|M.Sc Student||Agmon Ori|
|Subject||Change Detection Using Unmixing in Transition Zones between|
Mediterranean and Semi-Arid Areas
|Department||Department of Civil and Environmental Engineering||Supervisor||Professor Maxim Shoshany|
|Full Thesis text|
Change detection (CD) is the process of identifying differences in a surface's conditions by observing it at different times. The basic premise when using remote-sensing data for CD is that changes in land cover must result in changes in the surface's reflectance.
CD plays a major role in the identification of variations in land use and land cover that are the consequence of economic, ecological, and social processes. Better understanding of past processes may improve planning strategies for land use. A variety of CD techniques have been developed by researchers. Mediterranean and climatic gradient regions complicate the CD process due to their spatial and temporal heterogeneity. The aim of this study was to develop a method for detecting change in Mediterranean and climatic gradient regions. For this purpose, Landsat TM imagery of central Israel, for the years 1984 and 2003, were used and the images were separated into (a) regions with relatively large edges that represent boundaries between different land covers and infrastructures or (b) regions that are relatively homogeneous. CD in homogeneous regions was performed using a linear mixture model (LMM). The most dominant end-member represented the pixel land cover and its change, if occurred. In regions with relatively large edges, edge detection was performed using a procedure developed specifically for the study area whereby change is expressed by the appearance or disappearance of edges.
Research results show that this process of separation improves CD. The LMM approach is highly efficient for CD in homogeneous regions of the study area (error=0.04). Comparison of these results with results obtained using an image differencing method showed fewer "false alarms" for the LMM method, in addition to the elimination of the need to set threshold values. CD in edge regions was not as good as for homogeneous regions (error 0.29) but was still better than the results of LMM in edge regions (error=0.34).

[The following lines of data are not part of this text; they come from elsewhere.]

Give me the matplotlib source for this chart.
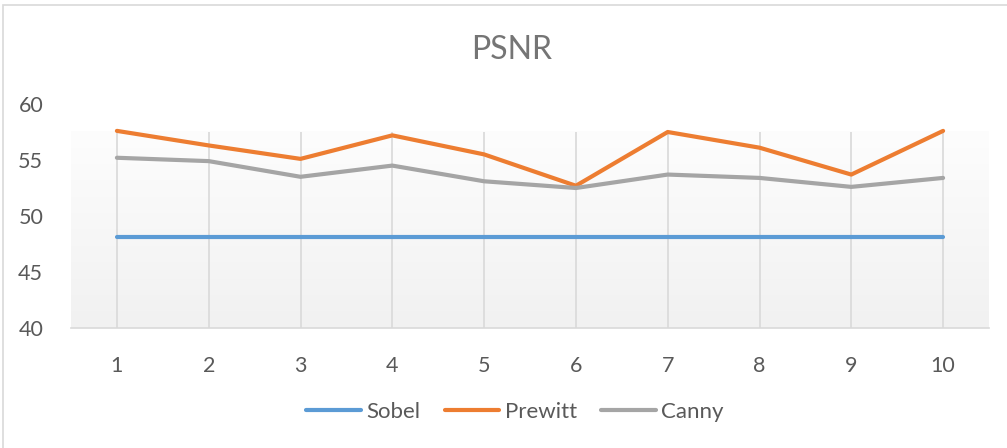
import matplotlib
matplotlib.use('Agg')
import matplotlib.pyplot as plt
import numpy as np
from matplotlib.patches import Rectangle

# PSNR values
images = [1, 2, 3, 4, 5, 6, 7, 8, 9, 10]
sobel = [48.1, 48.1, 48.1, 48.1, 48.1, 48.1, 48.1, 48.1, 48.1, 48.1]
prewitt = [57.6, 56.3, 55.1, 57.2, 55.5, 52.7, 57.5, 56.1, 53.7, 57.6]
canny = [55.2, 54.9, 53.5, 54.5, 53.1, 52.5, 53.7, 53.4, 52.6, 53.4]
y_ticks = [40, 45, 50, 55, 60]

plt.rcParams['font.family'] = ['Lato', 'DejaVu Sans']

fig = plt.figure(figsize=(10.07, 4.48), dpi=100)
ax = fig.add_axes([71 / 1007, 120 / 448, 918 / 1007, 224 / 448])

# chart border (only top/left visible in the crop)
fig.patches.append(Rectangle((3 / 1007, -0.1), 1.2, (443 / 448) + 0.1,
                             transform=fig.transFigure, fill=False,
                             edgecolor='#d9d9d9', linewidth=1.2))

# gradient fill of the inner plot area (stops a bit under 60)
fill_top = 57.5
grad = np.linspace(0, 1, 256).reshape(-1, 1)
ax.imshow(grad, extent=[0.5, 10.5, 40, fill_top], aspect='auto', origin='upper',
          cmap=matplotlib.colors.LinearSegmentedColormap.from_list(
              'g', ['#fdfdfd', '#f1f1f1']), zorder=0)

ax.plot(images, sobel, color='#5B9BD5', lw=3, label='Sobel', solid_capstyle='round', zorder=3)
ax.plot(images, prewitt, color='#ED7D31', lw=3, label='Prewitt', solid_capstyle='round', zorder=3)
ax.plot(images, canny, color='#A5A5A5', lw=3, label='Canny', solid_capstyle='round', zorder=3)

ax.vlines(images, 40, fill_top, color='#d9d9d9', lw=1.2, zorder=1)

ax.set_xlim(0.5, 10.5)
ax.set_ylim(40, 60)
ax.set_xticks(images)
ax.set_yticks(y_ticks)
ax.tick_params(axis='both', length=0, labelsize=15.5, labelcolor='#595959')
ax.tick_params(axis='x', pad=20)
ax.tick_params(axis='y', pad=20)

for s in ['top', 'right', 'left']:
    ax.spines[s].set_visible(False)
ax.spines['bottom'].set_color('#d9d9d9')
ax.spines['bottom'].set_linewidth(1.2)

fig.text(512 / 1007, 1 - 50 / 448, 'PSNR', ha='center', va='center',
         fontsize=23, color='#757575')

fig.legend(loc='center', bbox_to_anchor=(515 / 1007, 1 - 412 / 448), ncol=3,
           frameon=False, fontsize=16, handlelength=2.45, handletextpad=0.25,
           columnspacing=1.1, labelcolor='#595959')

fig.savefig('out.png', dpi=100)
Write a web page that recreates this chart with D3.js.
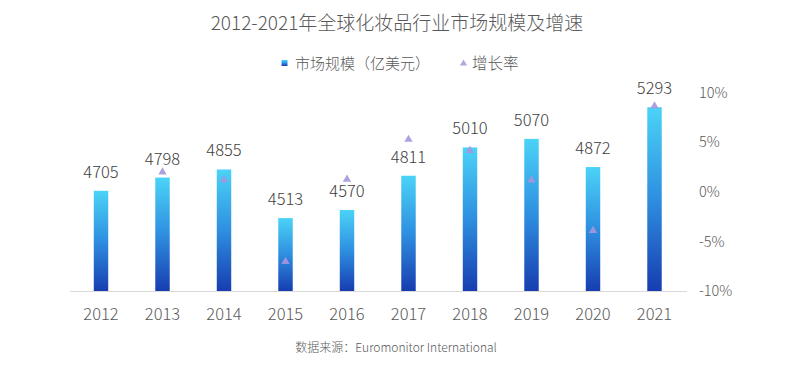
<!DOCTYPE html>
<html>
<head>
<meta charset="utf-8">
<script src="https://cdn.jsdelivr.net/npm/d3@7"></script>
<style>
  body { margin: 0; background: #fff; }
  svg { font-family: "Noto Sans CJK SC", "Noto Sans", sans-serif; font-weight: 300; }
</style>
</head>
<body>
<div id="chart"></div>
<script>
const years = ["2012", "2013", "2014", "2015", "2016", "2017", "2018", "2019", "2020", "2021"];
const marketSize = [4705, 4798, 4855, 4513, 4570, 4811, 5010, 5070, 4872, 5293];
const growthRate = [null, 1.98, 1.19, -7.04, 1.26, 5.27, 4.14, 1.18, -3.91, 8.64];
const rateTicks = [-10, -5, 0, 5, 10];

const width = 794, height = 376;

const svg = d3.select("#chart").append("svg")
  .attr("width", width)
  .attr("height", height);

const defs = svg.append("defs");
const grad = defs.append("linearGradient")
  .attr("id", "barGrad")
  .attr("x1", 0).attr("y1", 0).attr("x2", 0).attr("y2", 1);
grad.append("stop").attr("offset", "0%").attr("stop-color", "#4bd3f7");
grad.append("stop").attr("offset", "50%").attr("stop-color", "#2e8fe0");
grad.append("stop").attr("offset", "100%").attr("stop-color", "#173db0");

const x = d3.scaleBand()
  .domain(years)
  .range([70.25, 685.25])
  .paddingInner(0.765)
  .paddingOuter(0.3825);

const y = d3.scaleLinear()
  .domain([4000, 5400])
  .range([291, 92]);

const yRate = d3.scaleLinear()
  .domain([-10, 10])
  .range([291, 92.5]);

// title
svg.append("text")
  .attr("x", 397)
  .attr("y", 30)
  .attr("text-anchor", "middle")
  .style("font-size", "19px")
  .style("fill", "#595959")
  .text("2012-2021年全球化妆品行业市场规模及增速");

// legend
const legend = svg.append("g");
legend.append("rect")
  .attr("x", 281.5).attr("y", 60)
  .attr("width", 6).attr("height", 6)
  .attr("fill", "url(#barGrad)");
legend.append("text")
  .attr("x", 295).attr("y", 68.5)
  .style("font-size", "15px")
  .style("fill", "#595959")
  .text("市场规模（亿美元）");
legend.append("path")
  .attr("d", d3.symbol(d3.symbolTriangle, 22)())
  .attr("transform", "translate(463.5,63.5)")
  .attr("fill", "#b3a8de");
legend.append("text")
  .attr("x", 472).attr("y", 68.5)
  .style("font-size", "15.5px")
  .style("fill", "#595959")
  .text("增长率");

// bars
svg.selectAll(".bar")
  .data(marketSize)
  .enter()
  .append("rect")
  .attr("class", "bar")
  .attr("x", (d, i) => x(years[i]))
  .attr("y", d => y(d))
  .attr("width", x.bandwidth())
  .attr("height", d => y(4000) - y(d))
  .attr("fill", "url(#barGrad)");

// baseline
svg.append("line")
  .attr("x1", 70).attr("x2", 687)
  .attr("y1", y(4000) + 0.5).attr("y2", y(4000) + 0.5)
  .attr("stroke", "#d9d9d9")
  .attr("stroke-width", 1);

// value labels
svg.selectAll(".val")
  .data(marketSize)
  .enter()
  .append("text")
  .attr("class", "val")
  .attr("x", (d, i) => x(years[i]) + x.bandwidth() / 2)
  .attr("y", d => y(d) - 13)
  .attr("text-anchor", "middle")
  .style("font-size", "16.5px")
  .style("fill", "#404040")
  .text(d => d);

// growth triangles
svg.selectAll(".tri")
  .data(growthRate.map((r, i) => ({ r, year: years[i] })).filter(d => d.r !== null))
  .enter()
  .append("path")
  .attr("class", "tri")
  .attr("d", d3.symbol(d3.symbolTriangle, 30)())
  .attr("transform", d => `translate(${x(d.year) + x.bandwidth() / 2},${yRate(d.r)})`)
  .attr("fill", "#a696dc")
  .attr("fill-opacity", 0.9);

// x axis labels
const xAxis = svg.append("g")
  .attr("transform", "translate(0,291)")
  .call(d3.axisBottom(x).tickSize(0).tickPadding(17));
xAxis.select(".domain").remove();
xAxis.selectAll("text")
  .style("font-size", "16.5px")
  .style("fill", "#595959")
  .style("font-family", "'Noto Sans CJK SC', sans-serif")
  .style("font-weight", 300);

// right axis
const yAxis = svg.append("g")
  .attr("transform", "translate(699,0)")
  .call(d3.axisRight(yRate).tickValues(rateTicks).tickSize(0).tickPadding(0).tickFormat(d => d + "%"));
yAxis.select(".domain").remove();
yAxis.selectAll("text")
  .style("font-size", "14.5px")
  .style("fill", "#595959")
  .style("font-family", "'Noto Sans CJK SC', sans-serif")
  .style("font-weight", 300);

// source
svg.append("text")
  .attr("x", 396)
  .attr("y", 351.5)
  .attr("text-anchor", "middle")
  .style("font-size", "12px")
  .style("fill", "#595959")
  .text("数据来源：Euromonitor International");
</script>
</body>
</html>
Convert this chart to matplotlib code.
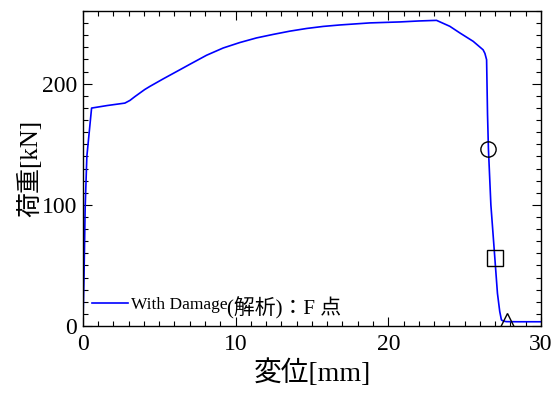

These results indicate that using spatial and textural information to separate different parts of the image and applying a suitable CD method for each part can improve CD quality in regions of high spatial and temporal variability. Further research is needed to improve the separation of images into regions with relatively large edges and regions that are relatively homogeneous by either improving the proposed method or developing a better one.